Given task:
Working from the top of the listing below, retype each line through the line containing "const significant = [true, false];", both included, with no pictures.

Recorded data:
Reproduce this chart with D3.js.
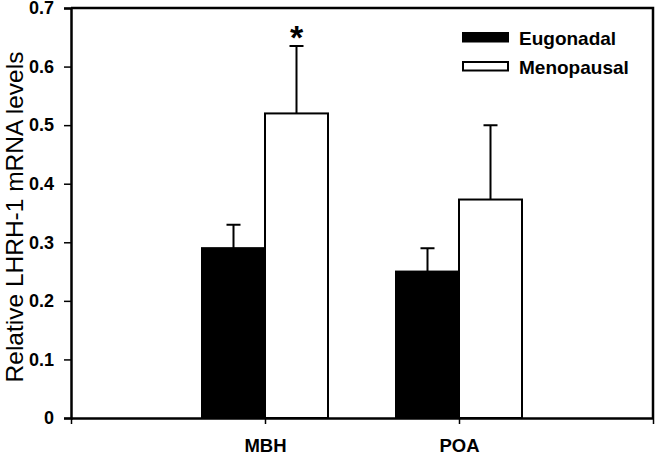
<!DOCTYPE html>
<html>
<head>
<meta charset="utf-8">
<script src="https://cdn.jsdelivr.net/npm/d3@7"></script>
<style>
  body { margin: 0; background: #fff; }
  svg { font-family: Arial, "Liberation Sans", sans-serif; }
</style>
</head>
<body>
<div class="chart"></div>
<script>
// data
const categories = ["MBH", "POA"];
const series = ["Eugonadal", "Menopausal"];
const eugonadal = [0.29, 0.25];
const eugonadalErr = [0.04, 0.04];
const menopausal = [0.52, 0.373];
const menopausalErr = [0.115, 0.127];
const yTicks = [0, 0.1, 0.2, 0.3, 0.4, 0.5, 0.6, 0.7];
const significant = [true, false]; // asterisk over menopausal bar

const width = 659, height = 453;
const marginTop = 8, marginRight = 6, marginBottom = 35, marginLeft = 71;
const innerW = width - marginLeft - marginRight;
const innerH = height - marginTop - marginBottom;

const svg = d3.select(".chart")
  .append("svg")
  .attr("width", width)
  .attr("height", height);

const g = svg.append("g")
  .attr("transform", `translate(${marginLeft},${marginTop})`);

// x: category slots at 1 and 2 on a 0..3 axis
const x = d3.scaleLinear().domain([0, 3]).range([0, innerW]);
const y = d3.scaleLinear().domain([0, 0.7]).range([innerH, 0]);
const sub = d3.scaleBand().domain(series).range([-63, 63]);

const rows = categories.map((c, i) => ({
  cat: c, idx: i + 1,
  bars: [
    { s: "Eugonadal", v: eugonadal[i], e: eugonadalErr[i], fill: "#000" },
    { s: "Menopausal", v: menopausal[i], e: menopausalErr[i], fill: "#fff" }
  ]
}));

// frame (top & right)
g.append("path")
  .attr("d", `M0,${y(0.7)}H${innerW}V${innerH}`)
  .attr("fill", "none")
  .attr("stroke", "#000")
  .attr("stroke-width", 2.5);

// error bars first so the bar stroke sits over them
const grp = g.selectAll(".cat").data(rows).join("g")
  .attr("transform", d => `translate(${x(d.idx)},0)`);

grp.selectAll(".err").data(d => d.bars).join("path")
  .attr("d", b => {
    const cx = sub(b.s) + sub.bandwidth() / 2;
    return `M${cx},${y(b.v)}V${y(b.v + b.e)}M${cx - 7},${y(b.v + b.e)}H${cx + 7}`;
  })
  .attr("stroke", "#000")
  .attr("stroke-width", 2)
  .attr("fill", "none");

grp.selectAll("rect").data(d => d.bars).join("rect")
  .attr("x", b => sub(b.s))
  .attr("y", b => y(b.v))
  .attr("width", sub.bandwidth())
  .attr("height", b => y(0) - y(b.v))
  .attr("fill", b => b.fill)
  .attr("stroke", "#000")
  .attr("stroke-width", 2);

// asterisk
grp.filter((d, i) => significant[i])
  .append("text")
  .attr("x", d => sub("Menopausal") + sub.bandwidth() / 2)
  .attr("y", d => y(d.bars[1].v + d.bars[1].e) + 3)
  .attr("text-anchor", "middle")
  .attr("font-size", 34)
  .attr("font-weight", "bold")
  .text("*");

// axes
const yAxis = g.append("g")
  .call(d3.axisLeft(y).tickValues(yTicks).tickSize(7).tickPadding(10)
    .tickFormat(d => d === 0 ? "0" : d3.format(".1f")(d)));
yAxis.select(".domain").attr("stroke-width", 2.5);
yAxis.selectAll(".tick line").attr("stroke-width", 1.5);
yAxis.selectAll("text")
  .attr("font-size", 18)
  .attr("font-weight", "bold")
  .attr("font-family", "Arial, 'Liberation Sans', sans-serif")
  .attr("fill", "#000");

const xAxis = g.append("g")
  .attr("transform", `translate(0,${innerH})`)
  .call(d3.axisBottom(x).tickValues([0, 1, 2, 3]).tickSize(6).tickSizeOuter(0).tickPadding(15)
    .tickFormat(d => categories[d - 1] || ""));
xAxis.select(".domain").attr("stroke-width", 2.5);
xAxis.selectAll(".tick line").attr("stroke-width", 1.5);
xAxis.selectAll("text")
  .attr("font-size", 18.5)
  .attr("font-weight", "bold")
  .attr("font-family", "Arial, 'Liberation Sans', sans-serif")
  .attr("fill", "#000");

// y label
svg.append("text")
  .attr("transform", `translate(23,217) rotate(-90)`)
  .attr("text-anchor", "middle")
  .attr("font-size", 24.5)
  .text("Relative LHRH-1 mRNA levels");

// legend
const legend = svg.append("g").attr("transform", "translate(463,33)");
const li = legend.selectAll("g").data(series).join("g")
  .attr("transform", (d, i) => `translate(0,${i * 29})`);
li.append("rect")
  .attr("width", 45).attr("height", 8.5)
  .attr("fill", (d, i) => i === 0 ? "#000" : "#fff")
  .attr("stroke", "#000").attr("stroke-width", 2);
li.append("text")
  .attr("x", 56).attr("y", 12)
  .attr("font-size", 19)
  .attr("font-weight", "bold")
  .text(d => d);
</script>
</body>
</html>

Full response:
Reproduce this chart with D3.js.
<!DOCTYPE html>
<html>
<head>
<meta charset="utf-8">
<script src="https://cdn.jsdelivr.net/npm/d3@7"></script>
<style>
  body { margin: 0; background: #fff; }
  svg { font-family: Arial, "Liberation Sans", sans-serif; }
</style>
</head>
<body>
<div class="chart"></div>
<script>
// data
const categories = ["MBH", "POA"];
const series = ["Eugonadal", "Menopausal"];
const eugonadal = [0.29, 0.25];
const eugonadalErr = [0.04, 0.04];
const menopausal = [0.52, 0.373];
const menopausalErr = [0.115, 0.127];
const yTicks = [0, 0.1, 0.2, 0.3, 0.4, 0.5, 0.6, 0.7];
const significant = [true, false]; // asterisk over menopausal bar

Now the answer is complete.